**TASK DESCRIPTION:**
Starting at the first line of the data, print each line verbatim up to and including the line bearing "nao_acessou = [14.4, 36.4, 72.7, 92.4, 75.8]", omitting pictures.

**INFORMATION PROVIDED:**
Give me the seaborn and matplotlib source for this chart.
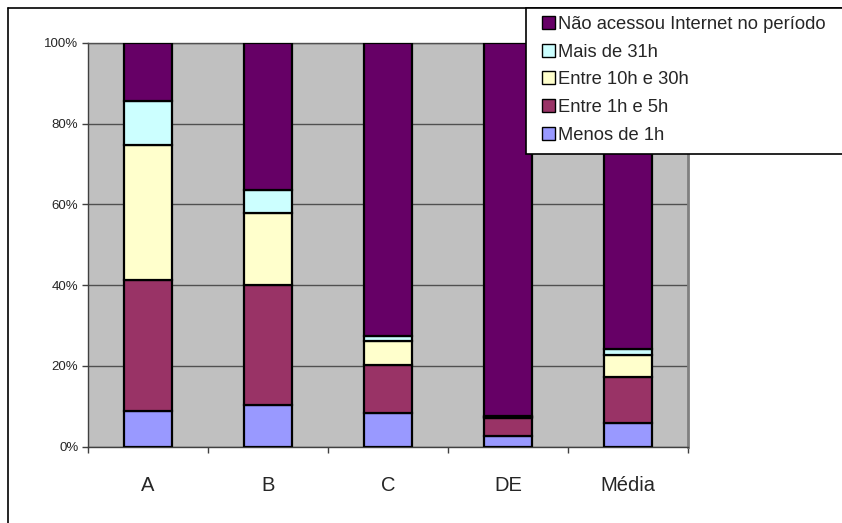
import matplotlib
matplotlib.use("Agg")
import matplotlib.pyplot as plt
from matplotlib.patches import Rectangle
from matplotlib.lines import Line2D
from matplotlib.ticker import FixedLocator
import seaborn as sns
import numpy as np

# Classes and time-online shares (%)
categories = ["A", "B", "C", "DE", "Média"]
menos_1h = [8.9, 10.3, 8.3, 2.5, 5.8]
entre_1h_5h = [32.3, 29.8, 11.9, 4.5, 11.4]
entre_10h_30h = [33.5, 17.8, 6.0, 0.4, 5.5]
mais_31h = [10.9, 5.7, 1.1, 0.2, 1.5]
nao_acessou = [14.4, 36.4, 72.7, 92.4, 75.8]

series_names = ["Menos de 1h", "Entre 1h e 5h", "Entre 10h e 30h",
                "Mais de 31h", "Não acessou Internet no período"]
series_values = [menos_1h, entre_1h_5h, entre_10h_30h, mais_31h, nao_acessou]
series_colors = ["#9999FF", "#993366", "#FFFFCC", "#CCFFFF", "#660066"]
y_ticks = [0, 20, 40, 60, 80, 100]

sns.set_style("white")
plt.rcParams["font.family"] = ["Liberation Sans", "DejaVu Sans"]

W, H = 842, 523
fig = plt.figure(figsize=(W / 100, H / 100), dpi=100)
ax = fig.add_axes([88 / W, (H - 446.5) / H, 600 / W, 403.5 / H])
ax.set_facecolor("#C0C0C0")

bottom = np.zeros(len(categories))
handles = []
for name, vals, col in zip(series_names, series_values, series_colors):
    sns.barplot(x=categories, y=vals, bottom=bottom, color=col, width=0.4,
                edgecolor="black", linewidth=1.6, saturation=1, ax=ax, zorder=3)
    handles.append(Rectangle((0, 0), 1, 1, facecolor=col, edgecolor="black", linewidth=1.0))
    bottom = bottom + np.array(vals)

ax.set_ylim(0, 100)
ax.set_xlim(-0.5, len(categories) - 0.5)
ax.set_yticks(y_ticks)
ax.set_yticklabels([f"{t}%" for t in y_ticks], fontsize=9.5)
ax.yaxis.grid(True, color="#505050", linewidth=1.0, zorder=1)
ax.set_axisbelow(True)
ax.tick_params(axis="y", direction="out", length=4, width=1, color="#404040", pad=3, left=True)
ax.tick_params(axis="x", which="major", length=0, pad=21, labelsize=14.5)
ax.xaxis.set_minor_locator(FixedLocator(np.arange(-0.5, len(categories), 1.0)))
ax.tick_params(axis="x", which="minor", direction="out", length=4, width=1,
               color="#404040", bottom=True)
ax.set_xlabel("")
ax.set_ylabel("")
for side in ["left", "bottom"]:
    ax.spines[side].set_color("#404040")
    ax.spines[side].set_linewidth(1.0)
ax.spines["top"].set_color("#505050")
ax.spines["top"].set_linewidth(1.0)
ax.spines["right"].set_color("#808080")
ax.spines["right"].set_linewidth(2.0)

# Outer chart frame (top and left edges)
fig.add_artist(Line2D([8 / W, 8 / W], [0, 1 - 8 / H], color="black", linewidth=1.2,
                      transform=fig.transFigure))
fig.add_artist(Line2D([8 / W, 1], [1 - 8 / H, 1 - 8 / H], color="black", linewidth=1.2,
                      transform=fig.transFigure))

# Legend box
fig.add_artist(Rectangle((526 / W, 1 - 154 / H), (W - 526 + 10) / W, (154 - 8) / H,
                         transform=fig.transFigure, facecolor="white",
                         edgecolor="black", linewidth=1.2, zorder=4))
fig.legend(handles[::-1], series_names[::-1], loc="upper left",
           bbox_to_anchor=(542 / W, 1 - 16 / H), frameon=False, fontsize=13.2,
           handlelength=0.7, handleheight=0.7, handletextpad=0.2,
           labelspacing=0.58, borderpad=0, borderaxespad=0)

fig.savefig("out.png", dpi=100)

**SOLUTION FOR THIS PROBLEM:**
Give me the seaborn and matplotlib source for this chart.
import matplotlib
matplotlib.use("Agg")
import matplotlib.pyplot as plt
from matplotlib.patches import Rectangle
from matplotlib.lines import Line2D
from matplotlib.ticker import FixedLocator
import seaborn as sns
import numpy as np

# Classes and time-online shares (%)
categories = ["A", "B", "C", "DE", "Média"]
menos_1h = [8.9, 10.3, 8.3, 2.5, 5.8]
entre_1h_5h = [32.3, 29.8, 11.9, 4.5, 11.4]
entre_10h_30h = [33.5, 17.8, 6.0, 0.4, 5.5]
mais_31h = [10.9, 5.7, 1.1, 0.2, 1.5]
nao_acessou = [14.4, 36.4, 72.7, 92.4, 75.8]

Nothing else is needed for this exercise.